**** Entries supplied
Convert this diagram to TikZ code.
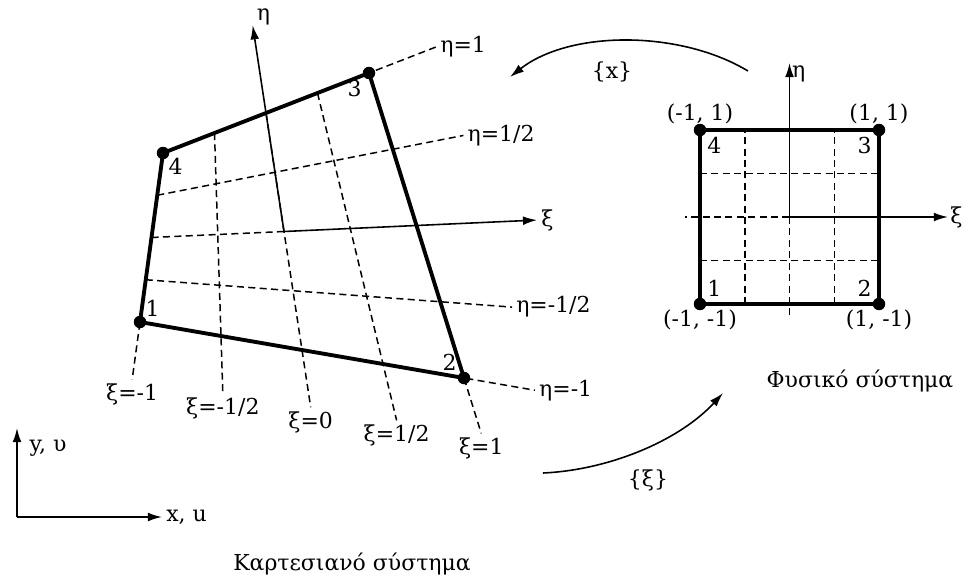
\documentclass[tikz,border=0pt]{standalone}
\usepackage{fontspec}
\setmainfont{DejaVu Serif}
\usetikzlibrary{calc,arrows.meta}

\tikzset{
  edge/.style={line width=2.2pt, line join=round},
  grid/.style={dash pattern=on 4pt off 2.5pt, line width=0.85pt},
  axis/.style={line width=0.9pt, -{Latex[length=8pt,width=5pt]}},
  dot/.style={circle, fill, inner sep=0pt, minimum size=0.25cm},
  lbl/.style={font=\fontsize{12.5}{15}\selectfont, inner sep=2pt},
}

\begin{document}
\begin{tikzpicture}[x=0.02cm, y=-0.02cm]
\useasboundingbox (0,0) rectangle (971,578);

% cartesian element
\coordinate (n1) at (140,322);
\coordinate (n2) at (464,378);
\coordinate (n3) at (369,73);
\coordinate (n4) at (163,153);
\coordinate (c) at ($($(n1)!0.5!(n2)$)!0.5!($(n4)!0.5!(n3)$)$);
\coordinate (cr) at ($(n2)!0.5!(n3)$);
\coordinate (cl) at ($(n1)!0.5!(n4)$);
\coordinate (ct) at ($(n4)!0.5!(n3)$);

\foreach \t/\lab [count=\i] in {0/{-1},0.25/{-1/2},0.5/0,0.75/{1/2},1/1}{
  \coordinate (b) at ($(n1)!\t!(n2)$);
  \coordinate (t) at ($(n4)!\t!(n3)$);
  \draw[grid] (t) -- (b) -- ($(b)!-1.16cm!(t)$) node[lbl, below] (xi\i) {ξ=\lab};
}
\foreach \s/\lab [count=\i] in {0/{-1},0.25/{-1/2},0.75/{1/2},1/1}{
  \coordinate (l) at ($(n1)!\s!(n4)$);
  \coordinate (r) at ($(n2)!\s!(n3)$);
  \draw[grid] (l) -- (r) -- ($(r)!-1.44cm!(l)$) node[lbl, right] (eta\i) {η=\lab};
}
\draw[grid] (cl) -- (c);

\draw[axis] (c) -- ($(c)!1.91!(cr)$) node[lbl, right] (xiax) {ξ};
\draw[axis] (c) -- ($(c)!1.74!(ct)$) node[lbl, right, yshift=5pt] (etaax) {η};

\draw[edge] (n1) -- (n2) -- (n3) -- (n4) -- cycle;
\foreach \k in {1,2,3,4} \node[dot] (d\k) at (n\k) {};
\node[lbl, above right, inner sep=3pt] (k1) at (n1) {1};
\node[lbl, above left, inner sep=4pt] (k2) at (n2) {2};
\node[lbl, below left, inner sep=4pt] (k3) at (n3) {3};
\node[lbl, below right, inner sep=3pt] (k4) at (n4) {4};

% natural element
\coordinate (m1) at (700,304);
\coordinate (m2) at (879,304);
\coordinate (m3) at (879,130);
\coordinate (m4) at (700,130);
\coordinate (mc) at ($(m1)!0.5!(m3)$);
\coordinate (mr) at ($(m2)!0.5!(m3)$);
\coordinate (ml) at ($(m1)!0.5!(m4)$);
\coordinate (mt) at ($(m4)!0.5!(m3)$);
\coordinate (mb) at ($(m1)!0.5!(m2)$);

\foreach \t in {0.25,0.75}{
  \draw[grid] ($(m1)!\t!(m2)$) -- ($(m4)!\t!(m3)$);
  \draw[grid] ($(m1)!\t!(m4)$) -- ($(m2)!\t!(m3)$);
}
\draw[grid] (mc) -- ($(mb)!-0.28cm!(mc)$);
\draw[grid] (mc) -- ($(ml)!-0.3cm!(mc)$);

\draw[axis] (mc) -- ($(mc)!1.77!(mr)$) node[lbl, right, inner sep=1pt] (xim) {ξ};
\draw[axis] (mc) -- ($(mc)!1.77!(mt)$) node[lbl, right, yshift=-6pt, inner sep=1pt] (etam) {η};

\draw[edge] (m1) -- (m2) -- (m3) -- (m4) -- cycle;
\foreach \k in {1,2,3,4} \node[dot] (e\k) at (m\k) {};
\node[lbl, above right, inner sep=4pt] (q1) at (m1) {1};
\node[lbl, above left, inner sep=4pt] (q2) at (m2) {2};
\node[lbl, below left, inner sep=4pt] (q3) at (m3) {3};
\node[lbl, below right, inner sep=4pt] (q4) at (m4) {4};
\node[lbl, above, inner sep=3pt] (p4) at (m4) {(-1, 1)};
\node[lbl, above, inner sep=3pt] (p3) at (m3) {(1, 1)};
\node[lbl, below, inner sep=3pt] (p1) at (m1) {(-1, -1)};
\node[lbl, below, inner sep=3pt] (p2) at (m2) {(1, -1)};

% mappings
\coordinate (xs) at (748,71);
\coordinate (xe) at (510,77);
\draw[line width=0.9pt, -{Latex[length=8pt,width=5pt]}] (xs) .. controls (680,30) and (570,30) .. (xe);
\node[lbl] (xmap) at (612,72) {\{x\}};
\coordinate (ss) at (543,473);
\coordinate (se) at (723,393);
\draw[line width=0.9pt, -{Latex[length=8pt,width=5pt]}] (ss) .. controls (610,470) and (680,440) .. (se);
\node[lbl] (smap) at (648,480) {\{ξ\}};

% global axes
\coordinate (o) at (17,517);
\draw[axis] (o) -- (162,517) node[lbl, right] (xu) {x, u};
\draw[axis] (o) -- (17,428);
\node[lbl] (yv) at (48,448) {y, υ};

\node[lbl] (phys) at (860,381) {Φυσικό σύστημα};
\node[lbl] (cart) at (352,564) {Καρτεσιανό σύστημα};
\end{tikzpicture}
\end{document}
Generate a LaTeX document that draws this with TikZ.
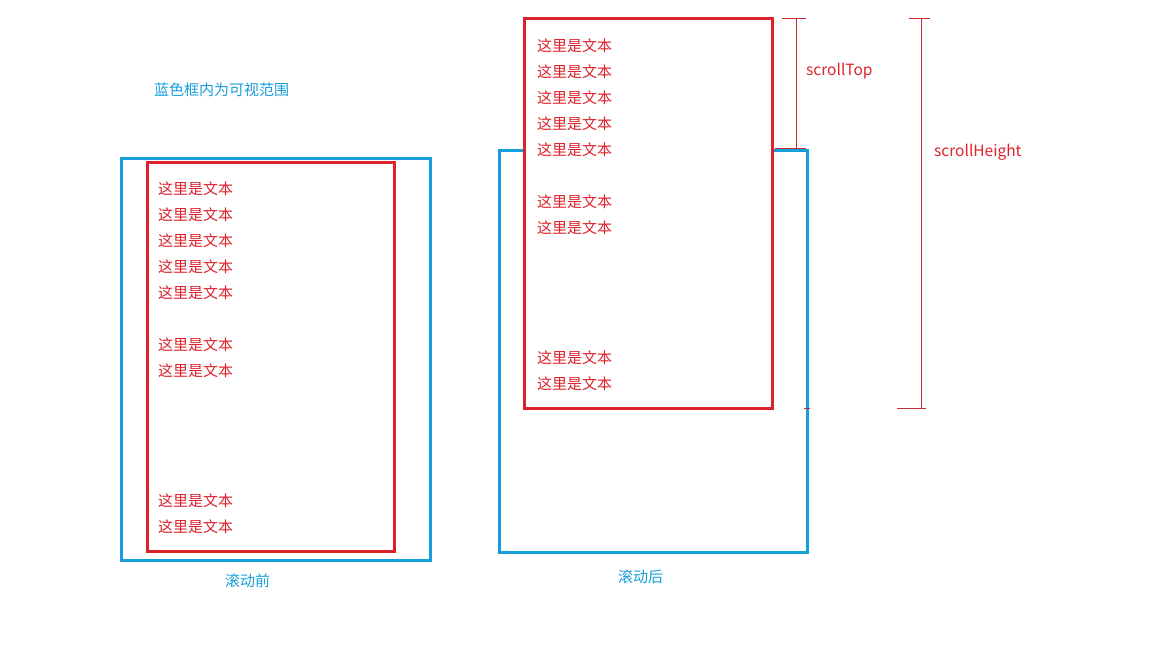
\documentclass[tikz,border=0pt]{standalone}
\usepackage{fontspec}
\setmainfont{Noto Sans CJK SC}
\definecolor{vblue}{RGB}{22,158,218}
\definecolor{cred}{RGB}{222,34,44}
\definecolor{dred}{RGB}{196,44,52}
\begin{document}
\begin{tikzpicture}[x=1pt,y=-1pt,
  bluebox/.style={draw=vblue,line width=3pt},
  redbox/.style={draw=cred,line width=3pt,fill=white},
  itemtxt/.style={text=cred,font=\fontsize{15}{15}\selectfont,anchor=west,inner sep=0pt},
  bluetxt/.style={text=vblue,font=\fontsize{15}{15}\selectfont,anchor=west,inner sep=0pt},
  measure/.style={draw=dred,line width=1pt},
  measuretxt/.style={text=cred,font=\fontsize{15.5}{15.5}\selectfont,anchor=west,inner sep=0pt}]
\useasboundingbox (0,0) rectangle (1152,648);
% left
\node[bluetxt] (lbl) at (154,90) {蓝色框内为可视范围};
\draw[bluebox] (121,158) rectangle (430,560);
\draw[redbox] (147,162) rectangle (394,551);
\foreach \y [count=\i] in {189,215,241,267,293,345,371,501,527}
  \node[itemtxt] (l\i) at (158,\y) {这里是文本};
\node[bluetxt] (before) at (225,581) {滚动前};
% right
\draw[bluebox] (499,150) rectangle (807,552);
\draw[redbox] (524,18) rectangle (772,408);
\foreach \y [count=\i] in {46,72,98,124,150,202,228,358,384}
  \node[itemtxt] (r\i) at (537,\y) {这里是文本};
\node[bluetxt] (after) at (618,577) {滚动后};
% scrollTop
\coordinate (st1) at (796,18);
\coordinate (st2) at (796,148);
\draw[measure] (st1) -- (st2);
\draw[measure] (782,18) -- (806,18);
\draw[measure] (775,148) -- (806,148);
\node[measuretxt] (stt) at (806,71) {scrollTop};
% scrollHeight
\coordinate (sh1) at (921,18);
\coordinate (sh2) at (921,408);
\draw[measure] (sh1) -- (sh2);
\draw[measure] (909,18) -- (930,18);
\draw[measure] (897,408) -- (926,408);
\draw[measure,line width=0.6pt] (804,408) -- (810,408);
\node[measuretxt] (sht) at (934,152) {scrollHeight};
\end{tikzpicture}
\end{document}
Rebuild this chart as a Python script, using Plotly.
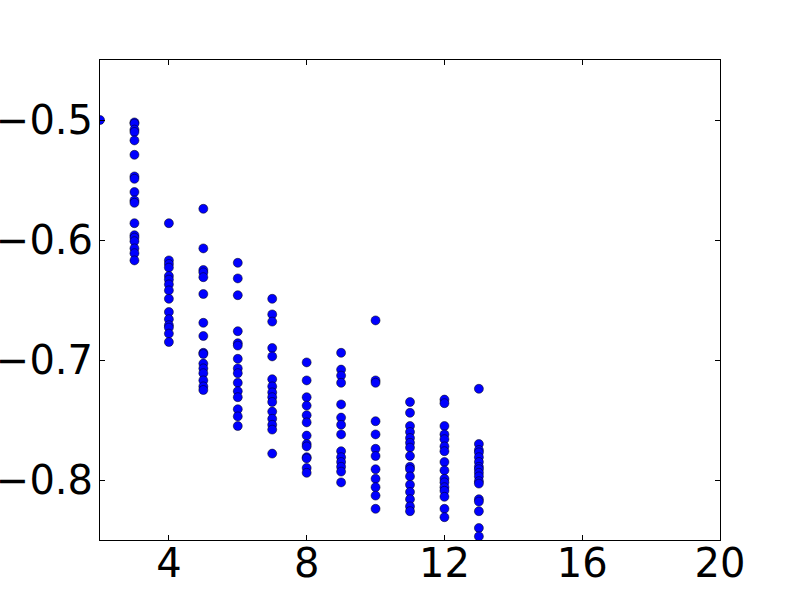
********
Given exercise ->
Take the lines from the first line of the entries through the line with "(c) -- ($(c)!1.74!(ct)$)", inclusive, and give them again exactly, minus any pictures.

Solution to this exercise ->
Convert this diagram to TikZ code.
\documentclass[tikz,border=0pt]{standalone}
\usepackage{fontspec}
\setmainfont{DejaVu Serif}
\usetikzlibrary{calc,arrows.meta}

\tikzset{
  edge/.style={line width=2.2pt, line join=round},
  grid/.style={dash pattern=on 4pt off 2.5pt, line width=0.85pt},
  axis/.style={line width=0.9pt, -{Latex[length=8pt,width=5pt]}},
  dot/.style={circle, fill, inner sep=0pt, minimum size=0.25cm},
  lbl/.style={font=\fontsize{12.5}{15}\selectfont, inner sep=2pt},
}

\begin{document}
\begin{tikzpicture}[x=0.02cm, y=-0.02cm]
\useasboundingbox (0,0) rectangle (971,578);

% cartesian element
\coordinate (n1) at (140,322);
\coordinate (n2) at (464,378);
\coordinate (n3) at (369,73);
\coordinate (n4) at (163,153);
\coordinate (c) at ($($(n1)!0.5!(n2)$)!0.5!($(n4)!0.5!(n3)$)$);
\coordinate (cr) at ($(n2)!0.5!(n3)$);
\coordinate (cl) at ($(n1)!0.5!(n4)$);
\coordinate (ct) at ($(n4)!0.5!(n3)$);

\foreach \t/\lab [count=\i] in {0/{-1},0.25/{-1/2},0.5/0,0.75/{1/2},1/1}{
  \coordinate (b) at ($(n1)!\t!(n2)$);
  \coordinate (t) at ($(n4)!\t!(n3)$);
  \draw[grid] (t) -- (b) -- ($(b)!-1.16cm!(t)$) node[lbl, below] (xi\i) {ξ=\lab};
}
\foreach \s/\lab [count=\i] in {0/{-1},0.25/{-1/2},0.75/{1/2},1/1}{
  \coordinate (l) at ($(n1)!\s!(n4)$);
  \coordinate (r) at ($(n2)!\s!(n3)$);
  \draw[grid] (l) -- (r) -- ($(r)!-1.44cm!(l)$) node[lbl, right] (eta\i) {η=\lab};
}
\draw[grid] (cl) -- (c);

\draw[axis] (c) -- ($(c)!1.91!(cr)$) node[lbl, right] (xiax) {ξ};
\draw[axis] (c) -- ($(c)!1.74!(ct)$) node[lbl, right, yshift=5pt] (etaax) {η};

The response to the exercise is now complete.